DATA PROVIDED:
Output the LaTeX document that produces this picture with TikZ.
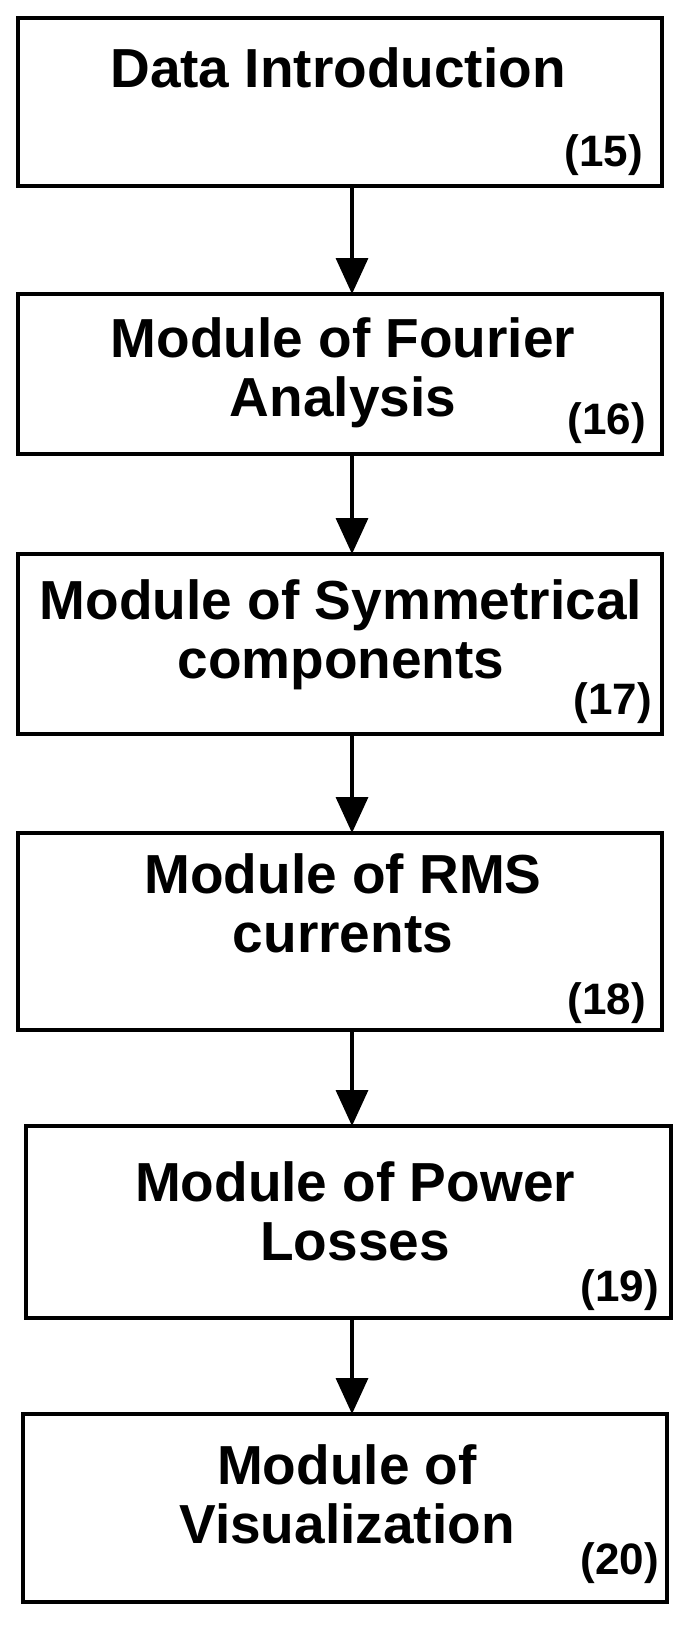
\documentclass[tikz,border=0pt]{standalone}
\usepackage{fontspec}
\setmainfont{Liberation Sans}
\usetikzlibrary{arrows.meta}
\begin{document}
\begin{tikzpicture}[x=1pt,y=-1pt,
  box/.style={draw,line width=3.5pt},
  ttl/.style={font=\fontsize{55}{59}\selectfont\bfseries,align=center,anchor=base,inner sep=0pt},
  num/.style={font=\fontsize{44}{48}\selectfont\bfseries,anchor=base east,inner sep=0pt},
  arr/.style={line width=3.5pt,-{Triangle[length=36pt,width=32pt]}}]
\useasboundingbox (0,0) rectangle (685,1626);
\draw[box] (18,18) rectangle (662,186);
\node[ttl] (t1) at (338,87) {Data Introduction};
\node[num] (n1) at (643,166) {(15)};
\draw[box] (18,294) rectangle (662,454);
\node[ttl] (t2) at (343,416) {Module of Fourier\\Analysis};
\node[num] (n2) at (646,434) {(16)};
\draw[box] (18,554) rectangle (662,734);
\node[ttl] (t3) at (341,678) {Module of Symmetrical\\components};
\node[num] (n3) at (652,714) {(17)};
\draw[box] (18,833) rectangle (662,1030);
\node[ttl] (t4) at (343,952) {Module of RMS\\currents};
\node[num] (n4) at (646,1014) {(18)};
\draw[box] (26,1126) rectangle (671,1318);
\node[ttl] (t5) at (355,1260) {Module of Power\\Losses};
\node[num] (n5) at (659,1301) {(19)};
\draw[box] (23,1414) rectangle (667,1602);
\node[ttl] (t6) at (347,1543) {Module of\\Visualization};
\node[num] (n6) at (659,1574) {(20)};
\coordinate (a1) at (352,186); \coordinate (a2) at (352,294);
\coordinate (c1) at (352,454); \coordinate (c2) at (352,554);
\coordinate (d1) at (352,734); \coordinate (d2) at (352,833);
\coordinate (e1) at (352,1030); \coordinate (e2) at (352,1126);
\coordinate (f1) at (352,1318); \coordinate (f2) at (352,1414);
\draw[arr] (a1) -- (a2);
\draw[arr] (c1) -- (c2);
\draw[arr] (d1) -- (d2);
\draw[arr] (e1) -- (e2);
\draw[arr] (f1) -- (f2);
\end{tikzpicture}
\end{document}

SET PROBLEM: Reproduce the full listing above verbatim, with no pictures included.

WRITTEN RESPONSE:
Output the LaTeX document that produces this picture with TikZ.
\documentclass[tikz,border=0pt]{standalone}
\usepackage{fontspec}
\setmainfont{Liberation Sans}
\usetikzlibrary{arrows.meta}
\begin{document}
\begin{tikzpicture}[x=1pt,y=-1pt,
  box/.style={draw,line width=3.5pt},
  ttl/.style={font=\fontsize{55}{59}\selectfont\bfseries,align=center,anchor=base,inner sep=0pt},
  num/.style={font=\fontsize{44}{48}\selectfont\bfseries,anchor=base east,inner sep=0pt},
  arr/.style={line width=3.5pt,-{Triangle[length=36pt,width=32pt]}}]
\useasboundingbox (0,0) rectangle (685,1626);
\draw[box] (18,18) rectangle (662,186);
\node[ttl] (t1) at (338,87) {Data Introduction};
\node[num] (n1) at (643,166) {(15)};
\draw[box] (18,294) rectangle (662,454);
\node[ttl] (t2) at (343,416) {Module of Fourier\\Analysis};
\node[num] (n2) at (646,434) {(16)};
\draw[box] (18,554) rectangle (662,734);
\node[ttl] (t3) at (341,678) {Module of Symmetrical\\components};
\node[num] (n3) at (652,714) {(17)};
\draw[box] (18,833) rectangle (662,1030);
\node[ttl] (t4) at (343,952) {Module of RMS\\currents};
\node[num] (n4) at (646,1014) {(18)};
\draw[box] (26,1126) rectangle (671,1318);
\node[ttl] (t5) at (355,1260) {Module of Power\\Losses};
\node[num] (n5) at (659,1301) {(19)};
\draw[box] (23,1414) rectangle (667,1602);
\node[ttl] (t6) at (347,1543) {Module of\\Visualization};
\node[num] (n6) at (659,1574) {(20)};
\coordinate (a1) at (352,186); \coordinate (a2) at (352,294);
\coordinate (c1) at (352,454); \coordinate (c2) at (352,554);
\coordinate (d1) at (352,734); \coordinate (d2) at (352,833);
\coordinate (e1) at (352,1030); \coordinate (e2) at (352,1126);
\coordinate (f1) at (352,1318); \coordinate (f2) at (352,1414);
\draw[arr] (a1) -- (a2);
\draw[arr] (c1) -- (c2);
\draw[arr] (d1) -- (d2);
\draw[arr] (e1) -- (e2);
\draw[arr] (f1) -- (f2);
\end{tikzpicture}
\end{document}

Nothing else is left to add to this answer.